Only the lines from the line containing "Reproduce this chart with matplotlib." to the line containing "ax = fig.add_axes([0.1066, 0.1815, 0.891, 0.6305])", with both of those lines, are to be repeated exactly. Leave the images out.

> **Information provided**:
::::

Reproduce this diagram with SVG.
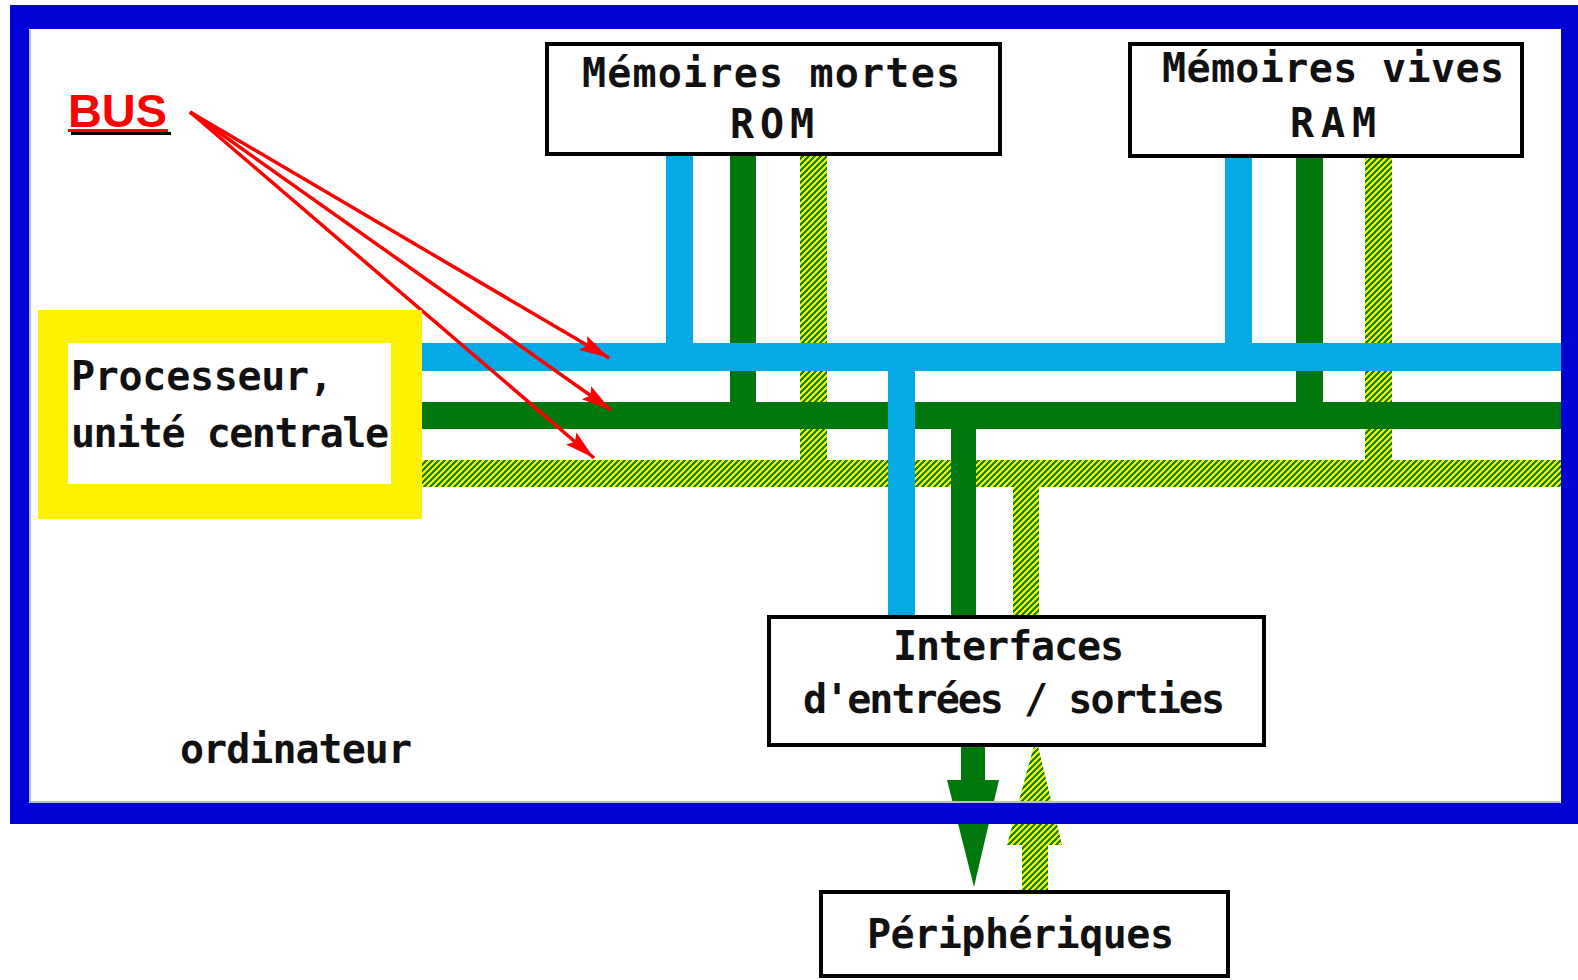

::::

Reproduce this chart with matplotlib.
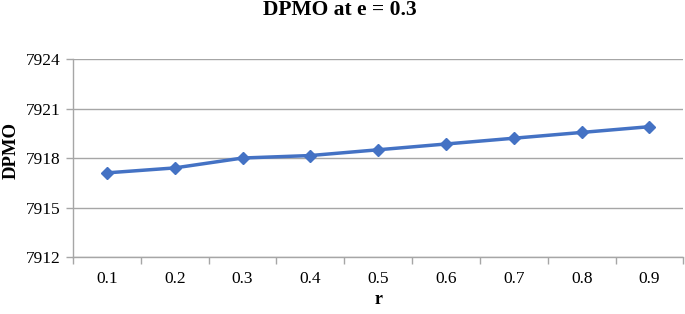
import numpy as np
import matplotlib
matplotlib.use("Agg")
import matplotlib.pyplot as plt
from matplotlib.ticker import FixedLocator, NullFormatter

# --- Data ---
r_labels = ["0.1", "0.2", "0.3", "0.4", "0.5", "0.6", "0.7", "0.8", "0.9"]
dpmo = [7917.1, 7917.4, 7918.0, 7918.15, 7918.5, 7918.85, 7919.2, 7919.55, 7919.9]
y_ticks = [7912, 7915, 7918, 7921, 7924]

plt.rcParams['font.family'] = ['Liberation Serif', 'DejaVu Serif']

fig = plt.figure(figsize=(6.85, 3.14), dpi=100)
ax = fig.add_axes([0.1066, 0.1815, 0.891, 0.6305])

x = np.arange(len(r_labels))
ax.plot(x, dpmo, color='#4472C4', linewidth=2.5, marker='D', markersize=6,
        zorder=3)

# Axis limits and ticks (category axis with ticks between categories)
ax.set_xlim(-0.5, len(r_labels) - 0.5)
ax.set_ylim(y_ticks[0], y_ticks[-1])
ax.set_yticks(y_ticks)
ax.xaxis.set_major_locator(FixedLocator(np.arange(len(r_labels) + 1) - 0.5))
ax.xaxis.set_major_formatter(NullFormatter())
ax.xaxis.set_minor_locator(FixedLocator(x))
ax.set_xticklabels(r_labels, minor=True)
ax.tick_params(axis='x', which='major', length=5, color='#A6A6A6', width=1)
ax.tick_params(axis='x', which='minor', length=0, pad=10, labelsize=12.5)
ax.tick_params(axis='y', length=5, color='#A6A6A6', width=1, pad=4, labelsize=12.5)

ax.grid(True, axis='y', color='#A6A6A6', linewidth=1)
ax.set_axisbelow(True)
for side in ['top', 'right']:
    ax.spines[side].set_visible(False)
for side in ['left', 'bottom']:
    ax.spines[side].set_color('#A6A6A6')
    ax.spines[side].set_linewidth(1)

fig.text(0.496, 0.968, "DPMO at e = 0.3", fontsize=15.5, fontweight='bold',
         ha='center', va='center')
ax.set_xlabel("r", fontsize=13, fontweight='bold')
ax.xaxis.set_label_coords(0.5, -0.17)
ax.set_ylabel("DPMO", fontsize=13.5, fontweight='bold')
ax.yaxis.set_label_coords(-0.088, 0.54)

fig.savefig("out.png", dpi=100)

::::

> **Output for this exercise**:
Reproduce this chart with matplotlib.
import numpy as np
import matplotlib
matplotlib.use("Agg")
import matplotlib.pyplot as plt
from matplotlib.ticker import FixedLocator, NullFormatter

# --- Data ---
r_labels = ["0.1", "0.2", "0.3", "0.4", "0.5", "0.6", "0.7", "0.8", "0.9"]
dpmo = [7917.1, 7917.4, 7918.0, 7918.15, 7918.5, 7918.85, 7919.2, 7919.55, 7919.9]
y_ticks = [7912, 7915, 7918, 7921, 7924]

plt.rcParams['font.family'] = ['Liberation Serif', 'DejaVu Serif']

fig = plt.figure(figsize=(6.85, 3.14), dpi=100)
ax = fig.add_axes([0.1066, 0.1815, 0.891, 0.6305])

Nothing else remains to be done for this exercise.